The ladies continued in other conversation for a while longer. Then it was time to go. Sveta and Klava said a nice farewell to Susan and Clare and their mothers. When they had gone, Kathrin and Tilly broke out in uncontrolled laughter. Klava and Sveta couldn’t figure out what was so funny.
This is the kind of conversation that I really enjoy writing and reading. The tension and release in the scene is all about conversation. The visitor expect to find a hovel and poverty. They find wealth and capability. The conversation brings this out. Once we gain the trust of the characters, we can learn even more. In this way, the readers learn about how Sveta and Klava are viewed in their school and by the students and their parents.

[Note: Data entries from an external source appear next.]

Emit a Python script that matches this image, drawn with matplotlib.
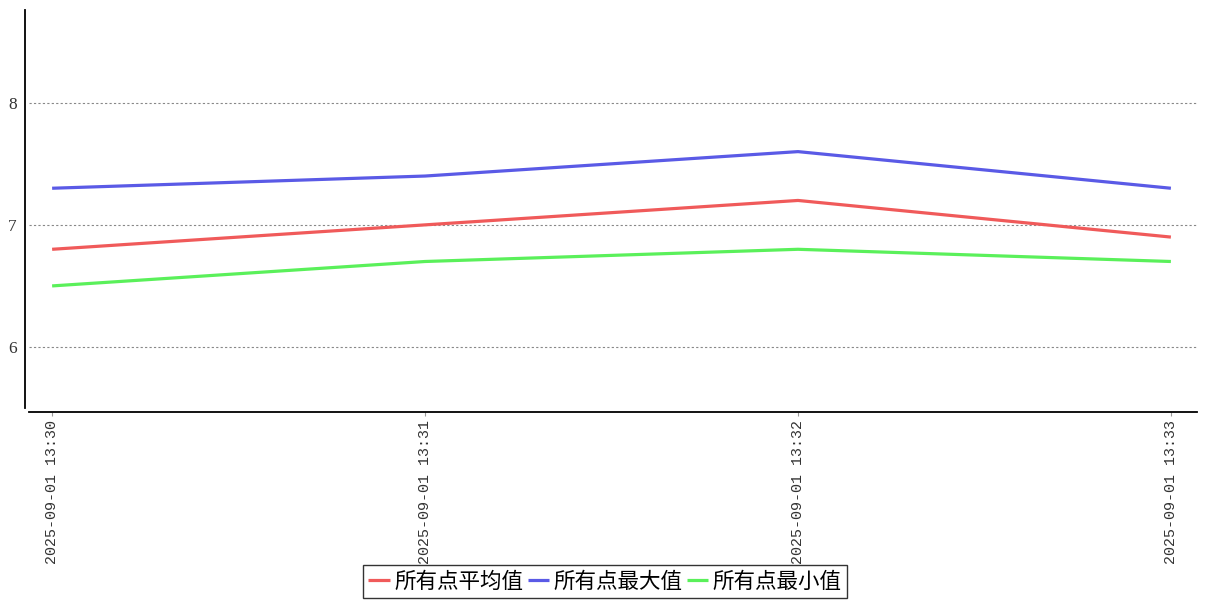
import matplotlib
matplotlib.use("Agg")
import matplotlib.pyplot as plt

plt.rcParams['font.family'] = ['Noto Sans CJK SC', 'DejaVu Sans']

categories = ["2025-09-01 13:30", "2025-09-01 13:31", "2025-09-01 13:32", "2025-09-01 13:33"]
avg_vals = [6.8, 7.0, 7.2, 6.9]
max_vals = [7.3, 7.4, 7.6, 7.3]
min_vals = [6.5, 6.7, 6.8, 6.7]
series_names = ["所有点平均值", "所有点最大值", "所有点最小值"]
colors = ["#f05a5a", "#5a5ae6", "#5af05a"]
yticks = [6, 7, 8]

W, H = 1207, 600
fig = plt.figure(figsize=(W / 100, H / 100), dpi=100)
left, right, top, bottom = 29, 1197, 10, 408
ax = fig.add_axes([left / W, 1 - bottom / H, (right - left) / W, (bottom - top) / H])

x = list(range(len(categories)))
for vals, name, c in zip([avg_vals, max_vals, min_vals], series_names, colors):
    ax.plot(x, vals, color=c, lw=2.3, label=name, solid_capstyle='butt')

ax.set_xlim(-0.062, 3.07)
ax.set_ylim(5.5, 8.76)
ax.set_yticks(yticks)
ax.set_yticklabels([str(t) for t in yticks])
ax.set_xticks(x)
ax.set_xticklabels(categories)
ax.grid(axis='y', color='#888888', linestyle=(0, (2, 2)), linewidth=0.8)
ax.set_axisbelow(True)
for s in ['top', 'right']:
    ax.spines[s].set_visible(False)
ax.spines['left'].set_position(('outward', 3))
ax.spines['bottom'].set_position(('outward', 3))
ax.spines['left'].set_linewidth(1.3)
ax.spines['bottom'].set_linewidth(1.3)
ax.tick_params(axis='y', length=0, pad=6, colors='#333333')
ax.tick_params(axis='x', length=3, width=0.8, color='#999999', pad=3, labelcolor='#333333')

for lab in ax.get_xticklabels():
    lab.set_rotation(90)
    lab.set_fontfamily(['Liberation Mono'])
    lab.set_fontsize(10.8)
for lab in ax.get_yticklabels():
    lab.set_fontfamily(['Liberation Serif'])
    lab.set_fontsize(12.5)

leg = fig.legend(loc='lower center', bbox_to_anchor=(605 / W, 2 / H), ncol=3,
                 frameon=True, fancybox=False, fontsize=15.5, handlelength=1.0,
                 handletextpad=0.2, columnspacing=0.2, borderpad=0.25, borderaxespad=0)
leg.get_frame().set_edgecolor('black')
leg.get_frame().set_linewidth(1.0)

fig.savefig("out.png", dpi=100)
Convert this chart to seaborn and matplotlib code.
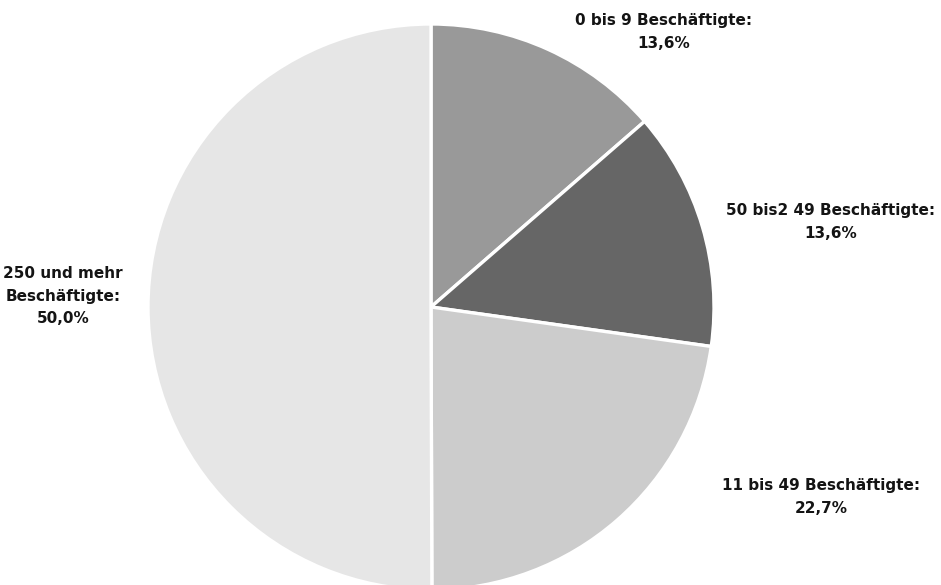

Without conversation, the author could tell you, but that would be telling—don’t tell.
Plus, what could be more interesting than hearing from others what you might even already know. That is, repetition that expands on knowledge or clarifies knowledge between characters or readers is one means of entertainment. Too much may be too much, but expansion of knowledge and corroboration of information can be incredibly entertaining, but only when delivered through conversation. Conversation is the most powerful means of expressing ideas in any novel. The reliance on it is a part of style, but I advise using it as much as possible.